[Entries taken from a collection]

►

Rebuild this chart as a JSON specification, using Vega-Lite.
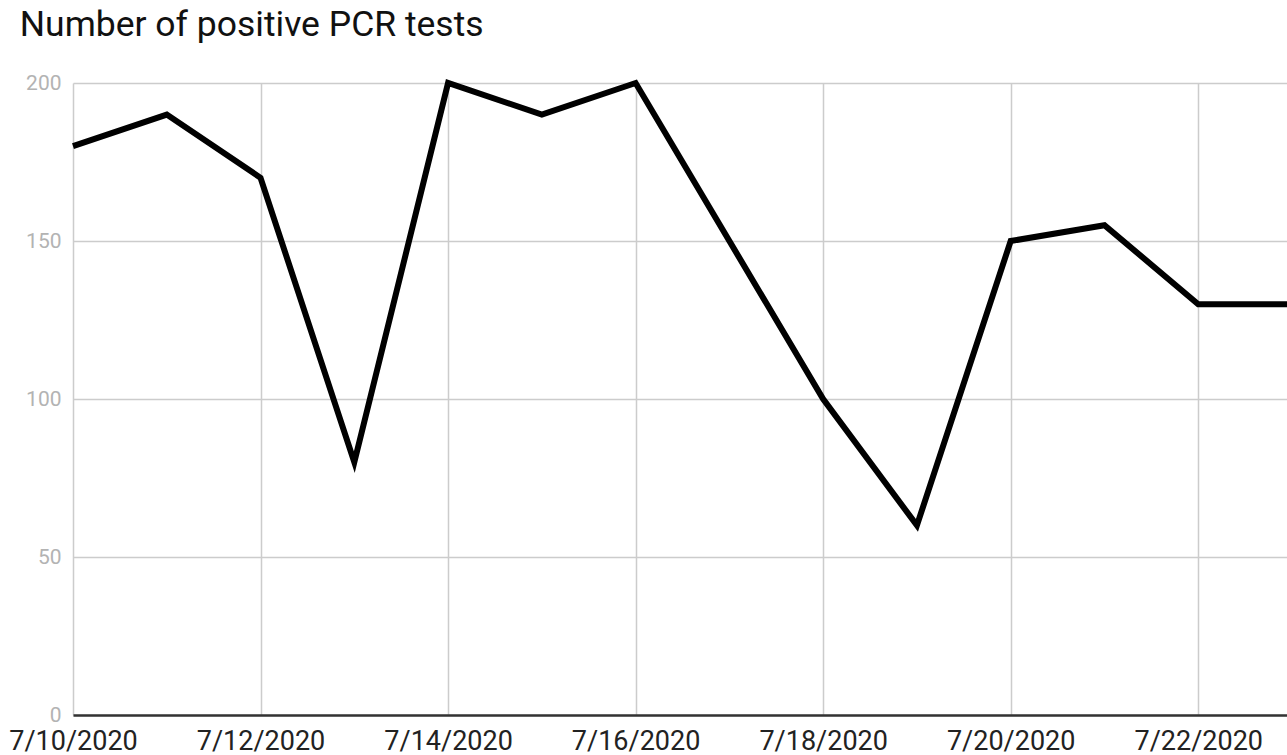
{
  "$schema": "https://vega.github.io/schema/vega-lite/v6.json",
  "autosize": {"type": "none"},
  "padding": {"left": 73, "top": 83, "right": 0, "bottom": 40},
  "width": 1219,
  "height": 632,
  "background": "white",
  "title": {
    "text": "Number of positive PCR tests",
    "anchor": "start",
    "font": "Roboto",
    "fontSize": 35.5,
    "fontWeight": "normal",
    "color": "#111111",
    "offset": 28,
    "dx": 11
  },
  "config": {
    "view": {"stroke": null},
    "font": "Roboto"
  },
  "data": {
    "values": [
      {"date": "2020-07-10", "positive": 180},
      {"date": "2020-07-11", "positive": 190},
      {"date": "2020-07-12", "positive": 170},
      {"date": "2020-07-13", "positive": 80},
      {"date": "2020-07-14", "positive": 200},
      {"date": "2020-07-15", "positive": 190},
      {"date": "2020-07-16", "positive": 200},
      {"date": "2020-07-17", "positive": 150},
      {"date": "2020-07-18", "positive": 100},
      {"date": "2020-07-19", "positive": 60},
      {"date": "2020-07-20", "positive": 150},
      {"date": "2020-07-21", "positive": 155},
      {"date": "2020-07-22", "positive": 130},
      {"date": "2020-07-23", "positive": 130}
    ]
  },
  "mark": {"type": "line", "color": "#000000", "strokeWidth": 6, "strokeJoin": "miter", "clip": false},
  "encoding": {
    "x": {
      "field": "date",
      "type": "temporal",
      "title": null,
      "scale": {"type": "utc", "domain": [{"year": 2020, "month": 7, "date": 10, "utc": true}, {"year": 2020, "month": 7, "date": 23, "utc": true}], "nice": false},
      "axis": {
        "values": [
          {"year": 2020, "month": 7, "date": 10, "utc": true},
          {"year": 2020, "month": 7, "date": 12, "utc": true},
          {"year": 2020, "month": 7, "date": 14, "utc": true},
          {"year": 2020, "month": 7, "date": 16, "utc": true},
          {"year": 2020, "month": 7, "date": 18, "utc": true},
          {"year": 2020, "month": 7, "date": 20, "utc": true},
          {"year": 2020, "month": 7, "date": 22, "utc": true}
        ],
        "labelExpr": "utcFormat(datum.value, '%-m/%-d/%Y')",
        "ticks": false,
        "grid": true,
        "gridColor": "#cccccc",
        "gridWidth": 1.5,
        "domain": true,
        "domainColor": "#333333",
        "domainWidth": 2.5,
        "labelFont": "Roboto",
        "labelFontSize": 27,
        "labelColor": "#222222",
        "labelPadding": 13,
        "labelBaseline": "top",
        "labelOverlap": false,
        "labelBound": false,
        "labelFlush": false
      }
    },
    "y": {
      "field": "positive",
      "type": "quantitative",
      "title": null,
      "scale": {"domain": [0, 200], "nice": false},
      "axis": {
        "values": [0, 50, 100, 150, 200],
        "ticks": false,
        "domain": false,
        "grid": true,
        "gridColor": "#cccccc",
        "gridWidth": 1.5,
        "labelFont": "Roboto",
        "labelFontSize": 21,
        "labelColor": "#b3b3b3",
        "labelPadding": 12,
        "labelBaseline": "middle"
      }
    }
  }
}
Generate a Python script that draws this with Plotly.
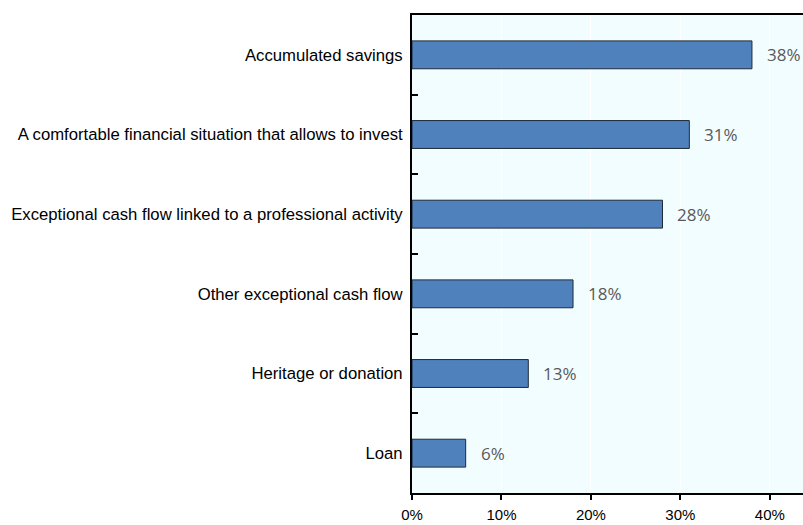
import plotly.graph_objects as go

categories = [
    "Loan",
    "Heritage or donation",
    "Other exceptional cash flow",
    "Exceptional cash flow linked to a professional activity",
    "A comfortable financial situation that allows to invest",
    "Accumulated savings",
]
values = [6, 13, 18, 28, 31, 38]
tick_vals = [0, 10, 20, 30, 40]
tick_text = ["0%", "10%", "20%", "30%", "40%"]

fig = go.Figure()
fig.add_trace(go.Bar(
    x=values, y=categories, orientation="h",
    marker=dict(color="#4F81BD", line=dict(color="#1F2A38", width=1)),
    hoverinfo="skip",
))

for v, c in zip(values, categories):
    fig.add_annotation(x=v, y=c, text=f"{v}%", showarrow=False,
                       xanchor="left", xshift=13, yshift=0,
                       font=dict(family="Open Sans", size=17, color="#595959"))

# the plot area runs past the right edge of the window, as in the reference
fig.update_layout(
    width=811, height=525,
    margin=dict(l=412, r=0, t=15, b=32),
    paper_bgcolor="white", plot_bgcolor="#F2FDFF",
    bargap=0.65, showlegend=False,
    font=dict(family="Liberation Sans, Arial", size=15, color="#000000"),
)
fig.update_xaxes(
    range=[0, 44.6], tickvals=tick_vals, ticktext=tick_text,
    tickfont=dict(size=15),
    showgrid=True, gridcolor="white", gridwidth=1,
    showline=True, linecolor="black", linewidth=2, mirror=True,
    ticks="outside", ticklen=5, tickwidth=2, tickcolor="black",
    zeroline=False, ticklabelstandoff=2, automargin=False,
)
fig.update_yaxes(
    categoryorder="array", categoryarray=categories, range=[-0.5, 5.5],
    tickfont=dict(size=16.7),
    showgrid=False, showline=True, linecolor="black", linewidth=2,
    ticks="inside", tickson="boundaries", ticklen=6, tickwidth=2, tickcolor="black",
    ticklabelstandoff=4, automargin=False,
)

fig.write_html(
    "out.html",
    config={"displayModeBar": False},
    post_script="document.body.style.margin='0';document.body.style.overflow='hidden';",
)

◄

**What you will do:** Tally the lines above containing "that". Answer with the count only.

**Task answer:** 2